Given information -
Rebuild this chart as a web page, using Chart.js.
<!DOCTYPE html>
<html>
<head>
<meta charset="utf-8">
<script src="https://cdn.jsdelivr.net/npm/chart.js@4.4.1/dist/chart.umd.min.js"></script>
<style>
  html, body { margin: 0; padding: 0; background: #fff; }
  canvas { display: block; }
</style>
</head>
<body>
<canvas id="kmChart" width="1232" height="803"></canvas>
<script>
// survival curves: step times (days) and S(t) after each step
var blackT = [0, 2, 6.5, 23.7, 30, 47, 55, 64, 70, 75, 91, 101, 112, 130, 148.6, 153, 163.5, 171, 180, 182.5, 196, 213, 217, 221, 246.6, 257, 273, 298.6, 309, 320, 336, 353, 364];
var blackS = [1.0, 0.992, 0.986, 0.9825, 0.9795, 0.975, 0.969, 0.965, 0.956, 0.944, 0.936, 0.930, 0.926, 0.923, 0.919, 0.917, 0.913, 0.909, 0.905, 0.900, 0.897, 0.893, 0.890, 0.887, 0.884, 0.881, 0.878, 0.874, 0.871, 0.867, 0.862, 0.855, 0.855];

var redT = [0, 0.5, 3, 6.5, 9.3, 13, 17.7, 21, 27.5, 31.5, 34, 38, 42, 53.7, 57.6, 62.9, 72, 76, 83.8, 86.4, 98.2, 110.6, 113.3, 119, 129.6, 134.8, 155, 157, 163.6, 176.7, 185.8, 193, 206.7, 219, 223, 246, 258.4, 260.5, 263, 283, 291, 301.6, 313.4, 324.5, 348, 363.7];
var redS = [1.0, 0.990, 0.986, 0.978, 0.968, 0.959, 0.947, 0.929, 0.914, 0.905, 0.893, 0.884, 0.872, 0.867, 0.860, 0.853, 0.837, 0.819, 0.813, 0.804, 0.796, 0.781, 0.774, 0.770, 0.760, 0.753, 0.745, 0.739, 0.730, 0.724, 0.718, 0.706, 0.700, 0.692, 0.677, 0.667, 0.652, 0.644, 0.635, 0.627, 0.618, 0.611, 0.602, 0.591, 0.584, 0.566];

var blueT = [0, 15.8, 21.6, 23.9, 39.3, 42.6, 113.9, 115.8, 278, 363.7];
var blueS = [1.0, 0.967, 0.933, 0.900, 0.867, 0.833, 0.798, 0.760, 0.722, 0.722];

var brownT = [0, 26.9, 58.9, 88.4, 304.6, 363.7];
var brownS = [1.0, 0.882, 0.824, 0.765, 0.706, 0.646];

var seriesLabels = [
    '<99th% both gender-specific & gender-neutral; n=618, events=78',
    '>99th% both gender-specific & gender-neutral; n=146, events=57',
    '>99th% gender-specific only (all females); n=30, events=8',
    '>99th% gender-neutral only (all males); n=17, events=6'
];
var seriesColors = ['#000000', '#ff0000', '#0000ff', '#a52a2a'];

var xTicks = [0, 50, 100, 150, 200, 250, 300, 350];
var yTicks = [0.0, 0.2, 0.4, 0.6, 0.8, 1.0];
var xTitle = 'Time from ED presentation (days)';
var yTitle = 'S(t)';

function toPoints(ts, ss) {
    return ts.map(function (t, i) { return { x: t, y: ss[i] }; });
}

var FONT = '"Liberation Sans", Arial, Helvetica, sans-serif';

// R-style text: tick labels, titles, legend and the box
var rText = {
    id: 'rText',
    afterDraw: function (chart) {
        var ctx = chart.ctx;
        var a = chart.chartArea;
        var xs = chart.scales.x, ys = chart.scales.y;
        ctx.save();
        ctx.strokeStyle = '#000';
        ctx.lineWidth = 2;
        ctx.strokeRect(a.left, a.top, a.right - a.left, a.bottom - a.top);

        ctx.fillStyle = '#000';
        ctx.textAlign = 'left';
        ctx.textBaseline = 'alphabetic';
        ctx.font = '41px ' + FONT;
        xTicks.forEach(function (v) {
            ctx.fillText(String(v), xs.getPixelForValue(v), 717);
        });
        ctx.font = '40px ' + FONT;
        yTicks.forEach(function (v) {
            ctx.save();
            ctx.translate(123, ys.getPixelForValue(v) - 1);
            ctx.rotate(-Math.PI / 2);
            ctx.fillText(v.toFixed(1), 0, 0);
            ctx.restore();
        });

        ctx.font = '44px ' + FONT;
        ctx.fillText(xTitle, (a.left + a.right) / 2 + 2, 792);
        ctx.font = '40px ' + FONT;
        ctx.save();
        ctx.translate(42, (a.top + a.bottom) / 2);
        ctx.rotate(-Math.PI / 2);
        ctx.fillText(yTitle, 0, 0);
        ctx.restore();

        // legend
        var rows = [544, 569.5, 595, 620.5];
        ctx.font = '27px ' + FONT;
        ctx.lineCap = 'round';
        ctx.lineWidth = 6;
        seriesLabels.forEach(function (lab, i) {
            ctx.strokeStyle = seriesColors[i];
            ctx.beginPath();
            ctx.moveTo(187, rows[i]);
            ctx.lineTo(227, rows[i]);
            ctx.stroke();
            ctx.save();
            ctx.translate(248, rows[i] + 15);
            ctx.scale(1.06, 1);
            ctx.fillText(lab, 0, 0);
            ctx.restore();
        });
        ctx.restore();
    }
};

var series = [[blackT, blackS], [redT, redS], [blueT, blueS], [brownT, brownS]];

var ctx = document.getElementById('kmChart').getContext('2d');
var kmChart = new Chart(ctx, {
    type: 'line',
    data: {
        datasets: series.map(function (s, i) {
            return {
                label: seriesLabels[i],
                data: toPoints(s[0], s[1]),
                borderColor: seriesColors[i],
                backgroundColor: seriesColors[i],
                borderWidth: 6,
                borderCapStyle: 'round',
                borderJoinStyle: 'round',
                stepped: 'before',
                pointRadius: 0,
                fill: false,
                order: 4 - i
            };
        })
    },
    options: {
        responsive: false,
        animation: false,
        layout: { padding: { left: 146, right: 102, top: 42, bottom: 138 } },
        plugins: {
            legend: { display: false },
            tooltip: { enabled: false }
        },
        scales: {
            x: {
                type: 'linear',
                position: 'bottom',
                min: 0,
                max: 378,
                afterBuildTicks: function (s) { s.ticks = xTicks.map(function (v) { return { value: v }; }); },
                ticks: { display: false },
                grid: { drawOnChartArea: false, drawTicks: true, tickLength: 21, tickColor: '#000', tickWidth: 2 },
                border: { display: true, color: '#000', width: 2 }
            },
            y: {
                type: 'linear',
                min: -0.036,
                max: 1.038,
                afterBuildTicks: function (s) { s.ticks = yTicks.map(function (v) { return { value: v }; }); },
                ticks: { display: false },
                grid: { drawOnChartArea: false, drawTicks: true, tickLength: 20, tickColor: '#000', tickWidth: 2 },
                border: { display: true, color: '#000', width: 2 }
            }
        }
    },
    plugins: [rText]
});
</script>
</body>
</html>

Given task - Each line of the listing should be echoed back exactly.

Task output -
Rebuild this chart as a web page, using Chart.js.
<!DOCTYPE html>
<html>
<head>
<meta charset="utf-8">
<script src="https://cdn.jsdelivr.net/npm/chart.js@4.4.1/dist/chart.umd.min.js"></script>
<style>
  html, body { margin: 0; padding: 0; background: #fff; }
  canvas { display: block; }
</style>
</head>
<body>
<canvas id="kmChart" width="1232" height="803"></canvas>
<script>
// survival curves: step times (days) and S(t) after each step
var blackT = [0, 2, 6.5, 23.7, 30, 47, 55, 64, 70, 75, 91, 101, 112, 130, 148.6, 153, 163.5, 171, 180, 182.5, 196, 213, 217, 221, 246.6, 257, 273, 298.6, 309, 320, 336, 353, 364];
var blackS = [1.0, 0.992, 0.986, 0.9825, 0.9795, 0.975, 0.969, 0.965, 0.956, 0.944, 0.936, 0.930, 0.926, 0.923, 0.919, 0.917, 0.913, 0.909, 0.905, 0.900, 0.897, 0.893, 0.890, 0.887, 0.884, 0.881, 0.878, 0.874, 0.871, 0.867, 0.862, 0.855, 0.855];

var redT = [0, 0.5, 3, 6.5, 9.3, 13, 17.7, 21, 27.5, 31.5, 34, 38, 42, 53.7, 57.6, 62.9, 72, 76, 83.8, 86.4, 98.2, 110.6, 113.3, 119, 129.6, 134.8, 155, 157, 163.6, 176.7, 185.8, 193, 206.7, 219, 223, 246, 258.4, 260.5, 263, 283, 291, 301.6, 313.4, 324.5, 348, 363.7];
var redS = [1.0, 0.990, 0.986, 0.978, 0.968, 0.959, 0.947, 0.929, 0.914, 0.905, 0.893, 0.884, 0.872, 0.867, 0.860, 0.853, 0.837, 0.819, 0.813, 0.804, 0.796, 0.781, 0.774, 0.770, 0.760, 0.753, 0.745, 0.739, 0.730, 0.724, 0.718, 0.706, 0.700, 0.692, 0.677, 0.667, 0.652, 0.644, 0.635, 0.627, 0.618, 0.611, 0.602, 0.591, 0.584, 0.566];

var blueT = [0, 15.8, 21.6, 23.9, 39.3, 42.6, 113.9, 115.8, 278, 363.7];
var blueS = [1.0, 0.967, 0.933, 0.900, 0.867, 0.833, 0.798, 0.760, 0.722, 0.722];

var brownT = [0, 26.9, 58.9, 88.4, 304.6, 363.7];
var brownS = [1.0, 0.882, 0.824, 0.765, 0.706, 0.646];

var seriesLabels = [
    '<99th% both gender-specific & gender-neutral; n=618, events=78',
    '>99th% both gender-specific & gender-neutral; n=146, events=57',
    '>99th% gender-specific only (all females); n=30, events=8',
    '>99th% gender-neutral only (all males); n=17, events=6'
];
var seriesColors = ['#000000', '#ff0000', '#0000ff', '#a52a2a'];

var xTicks = [0, 50, 100, 150, 200, 250, 300, 350];
var yTicks = [0.0, 0.2, 0.4, 0.6, 0.8, 1.0];
var xTitle = 'Time from ED presentation (days)';
var yTitle = 'S(t)';

function toPoints(ts, ss) {
    return ts.map(function (t, i) { return { x: t, y: ss[i] }; });
}

var FONT = '"Liberation Sans", Arial, Helvetica, sans-serif';

// R-style text: tick labels, titles, legend and the box
var rText = {
    id: 'rText',
    afterDraw: function (chart) {
        var ctx = chart.ctx;
        var a = chart.chartArea;
        var xs = chart.scales.x, ys = chart.scales.y;
        ctx.save();
        ctx.strokeStyle = '#000';
        ctx.lineWidth = 2;
        ctx.strokeRect(a.left, a.top, a.right - a.left, a.bottom - a.top);

        ctx.fillStyle = '#000';
        ctx.textAlign = 'left';
        ctx.textBaseline = 'alphabetic';
        ctx.font = '41px ' + FONT;
        xTicks.forEach(function (v) {
            ctx.fillText(String(v), xs.getPixelForValue(v), 717);
        });
        ctx.font = '40px ' + FONT;
        yTicks.forEach(function (v) {
            ctx.save();
            ctx.translate(123, ys.getPixelForValue(v) - 1);
            ctx.rotate(-Math.PI / 2);
            ctx.fillText(v.toFixed(1), 0, 0);
            ctx.restore();
        });

        ctx.font = '44px ' + FONT;
        ctx.fillText(xTitle, (a.left + a.right) / 2 + 2, 792);
        ctx.font = '40px ' + FONT;
        ctx.save();
        ctx.translate(42, (a.top + a.bottom) / 2);
        ctx.rotate(-Math.PI / 2);
        ctx.fillText(yTitle, 0, 0);
        ctx.restore();

        // legend
        var rows = [544, 569.5, 595, 620.5];
        ctx.font = '27px ' + FONT;
        ctx.lineCap = 'round';
        ctx.lineWidth = 6;
        seriesLabels.forEach(function (lab, i) {
            ctx.strokeStyle = seriesColors[i];
            ctx.beginPath();
            ctx.moveTo(187, rows[i]);
            ctx.lineTo(227, rows[i]);
            ctx.stroke();
            ctx.save();
            ctx.translate(248, rows[i] + 15);
            ctx.scale(1.06, 1);
            ctx.fillText(lab, 0, 0);
            ctx.restore();
        });
        ctx.restore();
    }
};

var series = [[blackT, blackS], [redT, redS], [blueT, blueS], [brownT, brownS]];

var ctx = document.getElementById('kmChart').getContext('2d');
var kmChart = new Chart(ctx, {
    type: 'line',
    data: {
        datasets: series.map(function (s, i) {
            return {
                label: seriesLabels[i],
                data: toPoints(s[0], s[1]),
                borderColor: seriesColors[i],
                backgroundColor: seriesColors[i],
                borderWidth: 6,
                borderCapStyle: 'round',
                borderJoinStyle: 'round',
                stepped: 'before',
                pointRadius: 0,
                fill: false,
                order: 4 - i
            };
        })
    },
    options: {
        responsive: false,
        animation: false,
        layout: { padding: { left: 146, right: 102, top: 42, bottom: 138 } },
        plugins: {
            legend: { display: false },
            tooltip: { enabled: false }
        },
        scales: {
            x: {
                type: 'linear',
                position: 'bottom',
                min: 0,
                max: 378,
                afterBuildTicks: function (s) { s.ticks = xTicks.map(function (v) { return { value: v }; }); },
                ticks: { display: false },
                grid: { drawOnChartArea: false, drawTicks: true, tickLength: 21, tickColor: '#000', tickWidth: 2 },
                border: { display: true, color: '#000', width: 2 }
            },
            y: {
                type: 'linear',
                min: -0.036,
                max: 1.038,
                afterBuildTicks: function (s) { s.ticks = yTicks.map(function (v) { return { value: v }; }); },
                ticks: { display: false },
                grid: { drawOnChartArea: false, drawTicks: true, tickLength: 20, tickColor: '#000', tickWidth: 2 },
                border: { display: true, color: '#000', width: 2 }
            }
        }
    },
    plugins: [rText]
});
</script>
</body>
</html>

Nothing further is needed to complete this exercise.